Here’s a photo I took of Tom and his family this past summer, when we were camping together in Truro, Mass.
And here is a sample entry from “Weird Facts About Condiments”:
The spread that started a war
Mayonnaise is an emulsion, meaning a mixture of two un-blendable liquids plus an emulsifier: that is, an ingredient which makes an impossible blend possible. Allioli, the Spanish precursor to mayonnaise, had been around at least since the Roman naturalist Pliny wrote about it 2,000 years ago. But how did the Spanish end up (probably during the Renaissance) transforming this paste made of oil, garlic, and salt into emulsified mayonnaise? We now know that someone must have added an emulsifier (egg yolk) and an acid (vinegar or lemon juice) to the recipe, and… ya está! Mayonnaise. But its tasty recipe remained secret for a long time; it was the culinary equivalent of black magic.
This amazing, mysterious new sauce (in Spanish: salsa mahonesa) was named after the town where it was first created: Port Mahón, on the Spanish island of Minorca. And here’s where world history enters the picture. In 1756, a French force under the command of the Duc de Richelieu captured Minorca from the British, who’d controlled it since 1708. This was the first event in a global military conflict that was later known (in Europe) as the Seven Years’ War or (in the US) as The French and Indian War.

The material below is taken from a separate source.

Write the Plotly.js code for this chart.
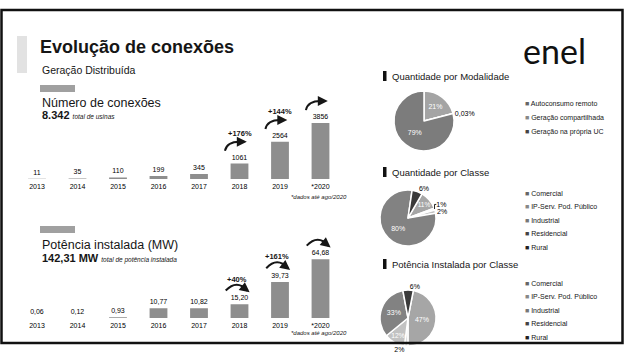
<!DOCTYPE html>
<html>
<head>
<meta charset="utf-8">
<script src="https://cdn.plot.ly/plotly-3.0.1.min.js"></script>
<style>
  html, body { margin: 0; padding: 0; background: #fff; }
  #chart { width: 625px; height: 354px; }
</style>
</head>
<body>
<div id="chart"></div>
<script>
// ---- data ----
const yearIndex = [0, 1, 2, 3, 4, 5, 6, 7];
const yearLabels = ['2013', '2014', '2015', '2016', '2017', '2018', '2019', '*2020'];
const connections = [11, 35, 110, 199, 345, 1061, 2564, 3856];
const power = [0.06, 0.12, 0.93, 10.77, 10.82, 15.20, 39.73, 64.68];
const connGrowth = ['+176%', '+144%', '+53%'];   // 2017→2018, 2018→2019, 2019→2020
const powerGrowth = ['+40%', '+161%', '+63%'];

const modalLabels = ['Autoconsumo remoto', 'Geração compartilhada', 'Geração na própria UC'];
const modalValues = [21, 0.03, 79];
const modalText = ['21%', '0,03%', '79%'];

const classLabels = ['Comercial', 'IP-Serv. Pod. Público', 'Industrial', 'Residencial', 'Rural'];
const classCountValues = [11, 1, 2, 80, 6];
const classCountText = ['11%', '1%', '2%', '80%', '6%'];
const classPowerValues = [47, 2, 12, 33, 6];
const classPowerText = ['47%', '2%', '12%', '33%', '6%'];

// ---- helpers (page pixels -> paper fractions) ----
const W = 625, H = 354;
const px = x => x / W;
const py = y => 1 - y / H;
const FONT = 'Liberation Sans, Arial, sans-serif';
const INK = '#161616';

const modalColors = ['#a4a4a4', '#d2d2d2', '#7c7c7c'];
const classColors = ['#a6a6a6', '#dcdcdc', '#c2c2c2', '#828282', '#3a3a3a'];

// ---- bars ----
const connTrace = {
  type: 'bar', x: yearIndex, y: connections, xaxis: 'x', yaxis: 'y',
  width: 0.44,
  marker: { color: '#8e8e8e', line: { width: 0 } },
  text: connections.map(String), textposition: 'outside', constraintext: 'none',
  textfont: { size: 7, color: '#000', family: FONT }, cliponaxis: false,
  hoverinfo: 'skip', showlegend: false
};
const powerTrace = {
  type: 'bar', x: yearIndex, y: power, xaxis: 'x2', yaxis: 'y2',
  width: 0.44,
  marker: { color: '#8e8e8e', line: { width: 0 } },
  texttemplate: '%{y:.2f}', textposition: 'outside', constraintext: 'none',
  textfont: { size: 7, color: '#000', family: FONT }, cliponaxis: false,
  hoverinfo: 'skip', showlegend: false
};

// ---- pies ----
function pie(values, labels, text, colors, cx, cy, r, rotation, positions) {
  return {
    type: 'pie', values: values, labels: labels, text: text,
    textinfo: 'text', textposition: positions, sort: false, direction: 'clockwise',
    rotation: rotation, hole: 0,
    domain: { x: [px(cx - r), px(cx + r)], y: [py(cy + r), py(cy - r)] },
    marker: { colors: colors, line: { color: '#ffffff', width: 1.5 } },
    textfont: { size: 7, color: '#000', family: FONT },
    insidetextfont: { size: 7, color: '#ffffff', family: FONT },
    insidetextorientation: 'horizontal',
    hoverinfo: 'skip', showlegend: false
  };
}
const pie1 = pie(modalValues, modalLabels, modalText, modalColors, 424, 121, 30, 0,
                 ['inside', 'outside', 'inside']);
const pie2 = pie(classCountValues, classLabels, classCountText, classColors, 408, 218, 28, 30,
                 ['inside', 'outside', 'outside', 'inside', 'outside']);
const pie3 = pie(classPowerValues, classLabels, classPowerText, classColors, 408, 318, 28, 11,
                 ['inside', 'outside', 'inside', 'inside', 'outside']);

// ---- decorations ----
const shapes = [];
const annotations = [];

function text(x, y, t, size, opts) {
  annotations.push(Object.assign({
    xref: 'paper', yref: 'paper', x: px(x), y: py(y), text: t, showarrow: false,
    xanchor: 'left', yanchor: 'middle', font: { size: size, color: INK, family: FONT }
  }, opts || {}));
}
function rect(x0, y0, x1, y1, fill, line) {
  shapes.push({ type: 'rect', xref: 'paper', yref: 'paper', layer: 'below',
    x0: px(x0), x1: px(x1), y0: py(y1), y1: py(y0),
    fillcolor: fill, line: line || { width: 0 } });
}

// frame
shapes.push({ type: 'rect', xref: 'paper', yref: 'paper', x0: px(1.5), x1: px(622.5), y0: py(343), y1: py(10),
  line: { color: '#111', width: 2.5 }, fillcolor: 'rgba(0,0,0,0)' });

// left accent bar and section tags
rect(17, 36, 27, 73, '#e2e2e2');
rect(40, 85, 75, 92, '#a0a0a0');
rect(40, 226, 75, 233, '#a0a0a0');

// headings
text(38, 47, '<b>Evolução de conexões</b>', 18);
text(40, 70, 'Geração Distribuída', 10.5);
text(40, 103, 'Número de conexões', 12.5);
text(40, 115, '<b>8.342</b> <i><span style="font-size:6.5px">total de usinas</span></i>', 11);
text(40, 245, 'Potência instalada (MW)', 12.5);
text(40, 258, '<b>142,31 MW</b> <i><span style="font-size:6.5px">total de potência instalada</span></i>', 11);

// footnotes
text(349, 197, '<i>*dados até ago/2020</i>', 6, { xanchor: 'right' });
text(349, 333, '<i>*dados até ago/2020</i>', 6, { xanchor: 'right' });

// logo
text(554, 50, 'enel', 34, { xanchor: 'center', font: { size: 34, color: '#111', family: 'Lato, Noto Sans, sans-serif' } });

// pie section titles
const pieTitles = [['Quantidade por Modalidade', 76], ['Quantidade por Classe', 172], ['Potência Instalada por Classe', 264]];
pieTitles.forEach(([t, y]) => {
  rect(383, y - 5, 386.5, y + 5, '#111');
  text(390, y, t, 9.5);
});

// legends built from the slice labels
function legendBlock(labels, colors, y0, step) {
  labels.forEach((lab, k) => {
    text(523, y0 + k * step, '<span style="color:' + colors[k] + '">■</span> ' + lab, 7);
  });
}
legendBlock(modalLabels, ['#666', '#888', '#444'], 104, 14);
legendBlock(classLabels, ['#666', '#888', '#777', '#444', '#222'], 193, 13.6);
legendBlock(classLabels, ['#666', '#888', '#777', '#444', '#222'], 283, 13.6);

// growth arrows on the connections chart (rise, then bend right over the next bar)
connGrowth.forEach((lab, k) => {
  const i = 4 + k;
  const top = connections[i + 1];
  const x0 = i + 0.64, x1 = i + 1.1, y1 = top + 1500, y0 = y1 - 620;
  shapes.push({ type: 'path', xref: 'x', yref: 'y',
    path: `M${x0},${y0} Q${x0 + 0.05},${y1} ${x1 - 0.1},${y1}`, line: { color: INK, width: 2 } });
  annotations.push({ xref: 'x', yref: 'y', axref: 'x', ayref: 'y', x: x1 + 0.08, y: y1, ax: x1 - 0.14, ay: y1,
    showarrow: true, arrowhead: 2, arrowsize: 1, arrowwidth: 2, arrowcolor: INK, standoff: 0, text: '' });
  annotations.push({ xref: 'x', yref: 'y', x: i + 1.0, y: y1 + 560, text: '<b>' + lab + '</b>', showarrow: false,
    font: { size: 7.5, color: INK, family: FONT } });
});

// growth arcs on the installed-power chart
powerGrowth.forEach((lab, k) => {
  const i = 4 + k;
  const top = power[i + 1];
  const x0 = i + 0.66, x1 = i + 1.2, y = top + 15, yc = y + 13, xm = (x0 + x1) / 2;
  shapes.push({ type: 'path', xref: 'x2', yref: 'y2',
    path: `M${x0},${y} Q${xm},${yc} ${x1},${y}`, line: { color: INK, width: 2 } });
  annotations.push({ xref: 'x2', yref: 'y2', axref: 'x2', ayref: 'y2', x: x1 + 0.05, y: y - 2, ax: x1 - 0.12, ay: y + 4,
    showarrow: true, arrowhead: 2, arrowsize: 1, arrowwidth: 2, arrowcolor: INK, standoff: 0, text: '' });
  annotations.push({ xref: 'x2', yref: 'y2', x: i + 0.93, y: y + 12.5, text: '<b>' + lab + '</b>', showarrow: false,
    font: { size: 7.5, color: INK, family: FONT } });
});

// ---- axes ----
const xStep = 40.5, xFirst = 37;
const xDomain = [px(xFirst - xStep / 2), px(xFirst + 7.5 * xStep)];
const xAxisBase = {
  range: [-0.5, 7.5], tickvals: yearIndex, ticktext: yearLabels, ticks: '',
  showgrid: false, zeroline: false, showline: false, fixedrange: true,
  tickfont: { size: 7, color: '#000', family: FONT }, ticklabelstandoff: 2, domain: xDomain
};
const layout = {
  width: W, height: H, margin: { l: 0, r: 0, t: 0, b: 0 },
  paper_bgcolor: '#ffffff', plot_bgcolor: 'rgba(0,0,0,0)',
  separators: ',.', font: { family: FONT, color: INK },
  showlegend: false,
  xaxis: Object.assign({}, xAxisBase, { anchor: 'y' }),
  yaxis: { domain: [py(179), py(99)], range: [0, 5500], visible: false, fixedrange: true },
  xaxis2: Object.assign({}, xAxisBase, { anchor: 'y2' }),
  yaxis2: { domain: [py(318), py(238)], range: [0, 88], visible: false, fixedrange: true },
  shapes: shapes, annotations: annotations
};

Plotly.newPlot('chart', [connTrace, powerTrace, pie1, pie2, pie3], layout, { staticPlot: true, displayModeBar: false });
</script>
</body>
</html>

What was the true cause of the Seven Years’ War? Could it be that the French wanted to capture Spain’s secret mayonnaise recipe? If so, they succeeded brilliantly. They renamed the sauce mayonnaise, and wrote cookbooks claiming that it was a French recipe; they even suggested the word comes from an ancient French word (moyeu) meaning “egg yolk.” Today, you’d be hard pressed to even find a resident of Minorca who thought mayonnaise was Spanish. That’s something to chew over next time you’re spreading mayo on a BLT.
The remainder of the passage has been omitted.